Memoir Writing and Writing In General

After some severe ripples in the force that began last November, life is finally returning back to normal.

The kids go to school. I sit at the computer for four hours. I wash my face and go to the gym. Do a couple of errands. Shower. Collect the kids from the bus. Help them with homework. Do a load of laundry. Make dinner. Then return to the computer to answer e-mail and such. It's very boring, but boring is absolutely necessary to get work done. 

I've written a couple of articles in the past couple of months, but I could do more. For the first time in ages, I thought about a book that I started a while back and put down in the midst of a different set of crises.
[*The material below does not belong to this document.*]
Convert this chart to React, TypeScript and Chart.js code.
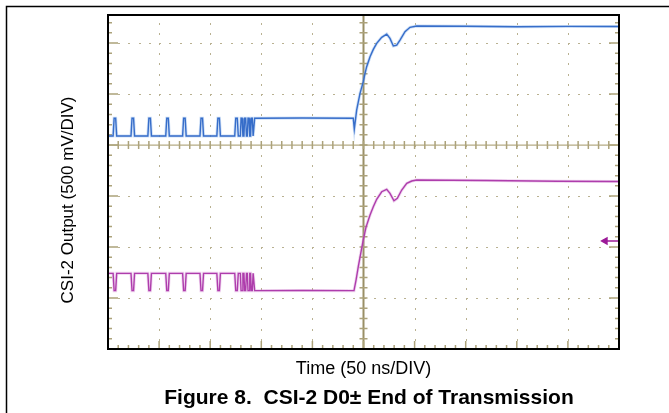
import React, { useEffect, useRef } from "react";
import { Chart, registerables } from "chart.js";

Chart.register(...registerables);

// Scope settings: 50 ns/DIV horizontally, 500 mV/DIV vertically
const timeRange = [-250, 250]; // ns
const voltRange = [-2000, 1275]; // mV (top of the screen is cropped)
const xDivisions = [-200, -150, -100, -50, 50, 100, 150, 200];
const yDivisions = [-1500, -1000, -500, 500, 1000];

const axisTitleY = "CSI-2 Output (500 mV/DIV)";
const axisTitleX = "Time (50 ns/DIV)";
const figureTitle = "Figure 8.  CSI-2 D0\u00b1 End of Transmission";

// Channel 1 (D0+, blue)
const ch1Time = [
  -250,
  -245, -244, -242.5, -241.5,
  -227.5, -226.5, -225, -224,
  -211, -210, -208.5, -207.5,
  -193.5, -192.5, -191, -190,
  -177, -176, -174.5, -173.5,
  -160, -159, -157.5, -156.5,
  -143.5, -142.5, -141, -140,
  -126, -125, -123.5, -122.5,
  -120.5, -119.8, -118.8, -118,
  -117, -116.3, -115.3, -114.5,
  -113.7, -113, -112, -111.3,
  -110.5, -109.8, -108.8, -108,
  -107.2, -106.5, -60, -10,
  -9, -6.7, -3.4, -0.2,
  1.5, 3.1, 6.4, 9.6,
  12.9, 17.8, 22.7, 25.9,
  29.2, 32.5, 35.7, 40.6,
  45.5, 52.1, 100, 150,
  200, 250,
];
const ch1Volt = [
  88,
  88, 262, 262, 88,
  88, 262, 262, 88,
  88, 262, 262, 88,
  88, 262, 262, 88,
  88, 262, 262, 88,
  88, 262, 262, 88,
  88, 262, 262, 88,
  88, 262, 262, 88,
  88, 262, 262, 88,
  88, 262, 262, 88,
  88, 262, 262, 88,
  88, 262, 262, 88,
  88, 262, 265, 262,
  157, 343, 507, 621,
  703, 768, 866, 938,
  997, 1056, 1088, 1046,
  971, 980, 1029, 1111,
  1154, 1167, 1165, 1160,
  1163, 1162,
];

// Channel 2 (D0-, magenta)
const ch2Time = [
  -250,
  -245, -244, -242.5, -241.5,
  -227.5, -226.5, -225, -224,
  -211, -210, -208.5, -207.5,
  -193.5, -192.5, -191, -190,
  -177, -176, -174.5, -173.5,
  -160, -159, -157.5, -156.5,
  -143.5, -142.5, -141, -140,
  -126, -125, -123.5, -122.5,
  -120.5, -119.8, -118.8, -118,
  -117, -116.3, -115.3, -114.5,
  -113.7, -113, -112, -111.3,
  -110.5, -109.8, -108.8, -108,
  -107.2, -106.5, -60, -9.3,
  -7.3, -5.1, -2.7, -0.2,
  2.4, 6.4, 9.6, 12.9,
  17.8, 22.7, 25.9, 29.8,
  33.1, 37.4, 42.3, 47.2,
  52.1, 120, 190, 250,
];
const ch2Volt = [
  -1258,
  -1258, -1428, -1428, -1258,
  -1258, -1428, -1428, -1258,
  -1258, -1428, -1428, -1258,
  -1258, -1428, -1428, -1258,
  -1258, -1428, -1428, -1258,
  -1258, -1428, -1428, -1258,
  -1258, -1428, -1428, -1258,
  -1258, -1428, -1428, -1258,
  -1258, -1428, -1428, -1258,
  -1258, -1428, -1428, -1258,
  -1258, -1428, -1428, -1258,
  -1258, -1428, -1428, -1258,
  -1258, -1428, -1426, -1428,
  -1324, -1193, -1062, -931,
  -807, -686, -605, -532,
  -458, -434, -474, -546,
  -523, -441, -376, -353,
  -343, -348, -355, -358,
];

// Channel 2 ground reference marker
const markerTime = [236.5, 250];
const markerVolt = [-941, -941];

const toPoints = (xs: number[], ys: number[]) => xs.map((t, i) => ({ x: t, y: ys[i] }));

const FONT = "'Liberation Sans', Arial, Helvetica, sans-serif";

const scopePlugin = {
  id: "scopeGrid",
  beforeDatasetsDraw(chart: any) {
    const { ctx, chartArea: a, scales } = chart;
    const x = scales.x;
    const y = scales.y;
    ctx.save();
    // dotted division lines
    ctx.fillStyle = "#b9b191";
    for (const xv of xDivisions) {
      const px = Math.round(x.getPixelForValue(xv));
      for (let v = voltRange[0] + 100; v < voltRange[1]; v += 100) {
        const py = Math.round(y.getPixelForValue(v));
        ctx.fillRect(px, py, 1, 2);
      }
    }
    for (const yv of yDivisions) {
      const py = Math.round(y.getPixelForValue(yv));
      for (let t = timeRange[0] + 10; t < timeRange[1]; t += 10) {
        const px = Math.round(x.getPixelForValue(t));
        ctx.fillRect(px, py, 2, 1);
      }
    }
    const cx = x.getPixelForValue(0);
    const cy = y.getPixelForValue(0);
    // center axes
    ctx.strokeStyle = "#b5ab84";
    ctx.lineWidth = 1.2;
    ctx.beginPath();
    ctx.moveTo(a.left, cy);
    ctx.lineTo(a.right, cy);
    ctx.stroke();
    ctx.strokeStyle = "#9a8f66";
    ctx.lineWidth = 2;
    ctx.beginPath();
    ctx.moveTo(cx, a.top);
    ctx.lineTo(cx, a.bottom);
    ctx.stroke();
    // ticks
    ctx.strokeStyle = "#aca27a";
    ctx.lineWidth = 1.5;
    ctx.beginPath();
    for (let v = voltRange[0] + 100; v < voltRange[1]; v += 100) {
      const py = y.getPixelForValue(v);
      const major = v % 500 === 0;
      const len = major ? 10 : 4;
      ctx.moveTo(a.left, py);
      ctx.lineTo(a.left + len, py);
      ctx.moveTo(a.right - len, py);
      ctx.lineTo(a.right, py);
      ctx.moveTo(cx - 4, py);
      ctx.lineTo(cx + 4, py);
    }
    for (let t = timeRange[0] + 10; t < timeRange[1]; t += 10) {
      const px = x.getPixelForValue(t);
      const major = t % 50 === 0;
      const len = major ? 8 : 4;
      ctx.moveTo(px, a.bottom);
      ctx.lineTo(px, a.bottom - len);
      ctx.moveTo(px, cy - 4);
      ctx.lineTo(px, cy + 4);
    }
    ctx.stroke();
    ctx.restore();
  },
  afterDatasetsDraw(chart: any) {
    const { ctx, chartArea: a } = chart;
    ctx.save();
    ctx.strokeStyle = "#000";
    ctx.lineWidth = 2;
    ctx.strokeRect(a.left, a.top, a.right - a.left, a.bottom - a.top);
    ctx.restore();
  },
  afterDraw(chart: any) {
    const { ctx, chartArea: a } = chart;
    ctx.save();
    // page frame
    ctx.strokeStyle = "#000";
    ctx.lineWidth = 1.5;
    ctx.beginPath();
    ctx.moveTo(6.5, chart.height);
    ctx.lineTo(6.5, 6.5);
    ctx.lineTo(chart.width, 6.5);
    ctx.stroke();
    ctx.fillStyle = "#000";
    ctx.textAlign = "center";
    ctx.textBaseline = "middle";
    // y title
    ctx.save();
    ctx.translate(68, 200);
    ctx.rotate(-Math.PI / 2);
    ctx.font = `17px ${FONT}`;
    ctx.fillText(axisTitleY, 0, 0);
    ctx.restore();
    // x title
    ctx.font = `18px ${FONT}`;
    ctx.fillText(axisTitleX, (a.left + a.right) / 2, 369);
    // figure caption
    ctx.font = `bold 21px ${FONT}`;
    ctx.fillText(figureTitle, 369, 398);
    ctx.restore();
  },
};

export default function App() {
  const ref = useRef<HTMLCanvasElement>(null);
  useEffect(() => {
    if (!ref.current) return;
    const ch1 = toPoints(ch1Time, ch1Volt);
    const ch2 = toPoints(ch2Time, ch2Volt);
    const chart = new Chart(ref.current, {
      type: "line",
      data: {
        datasets: [
          { label: "D0+ glow", data: ch1, borderColor: "rgba(110,160,230,0.35)", borderWidth: 3, pointRadius: 0 },
          { label: "D0+", data: ch1, borderColor: "#1a52bb", borderWidth: 1.4, pointRadius: 0 },
          { label: "D0- glow", data: ch2, borderColor: "rgba(210,130,210,0.35)", borderWidth: 3, pointRadius: 0 },
          { label: "D0-", data: ch2, borderColor: "#9c1a98", borderWidth: 1.4, pointRadius: 0 },
          {
            label: "CH2 level",
            data: toPoints(markerTime, markerVolt),
            borderColor: "#9c1a98",
            backgroundColor: "#9c1a98",
            borderWidth: 1.5,
            pointStyle: "triangle",
            rotation: -90,
            pointRadius: [3.5, 0],
          },
        ],
      },
      options: {
        responsive: false,
        animation: false,
        devicePixelRatio: 1,
        events: [],
        layout: { padding: { left: 108, right: 50, top: 15, bottom: 64 } },
        elements: { line: { tension: 0 } },
        scales: {
          x: { type: "linear", min: timeRange[0], max: timeRange[1], display: false },
          y: { type: "linear", min: voltRange[0], max: voltRange[1], display: false },
        },
        plugins: { legend: { display: false }, tooltip: { enabled: false }, title: { display: false } },
      },
      plugins: [scopePlugin],
    } as any);
    return () => chart.destroy();
  }, []);
  return (
    <div style={{ position: "fixed", left: 0, top: 0, width: 669, height: 413, background: "#fff" }}>
      <canvas ref={ref} width={669} height={413} style={{ display: "block", width: 669, height: 413 }} />
    </div>
  );
}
Maybe I should look at it again. 

I started writing something that is very like what I do here at Apt. 11D – a mixture of memoir and politics. The crises were the major reason that I put it down, but I also had doubts about the whole memoir thing.

Have we been memoir-ed out? Why should I give a crap about a middle aged woman's  Brooklyn brownstone and her self tranformation through yoga? Why should I care about Naomi Wolff's new orgasm? Why are the best women writers of our time telling us about yoga and orgasms and their parenting choices? Why have women put themselves in the memoir ghetto? Can't we do something else? I still don't have answers to those questions. 

Elizabeth Wurtzel's piece in New York magazine is a prime reason that I stopped working on the memoir. I didn't want to write something like that. 

But Katie Roiph steps up to remind us that there are good memoirs and gives some examples of quality writing in this genre. 

Michael Berube's latest MLA speech (a good speech, btw) refers to a passage in Patrica Gilman's The Anti-Romantic Child: A Memoir of Unexpected Joy
(a good book, btw) which talks about her decision to leave academia and become a writer. It struck me that a good memoir shouldn't be about me, me, me. It should make some points about the world or politics or life. It should make an argument in there. I don't think enough memoirs do that. 

Well, this morning I'm going to work on a new article proposal, not the book. But I may open those old files and just to remind myself where I was. Maybe I'll start working on it tomorrow. 

UPDATE: Katie Roiph linked to DFW's "A Supposedly Fun Thing That I'll Never Do Again." Just reading now for the first time and loving it.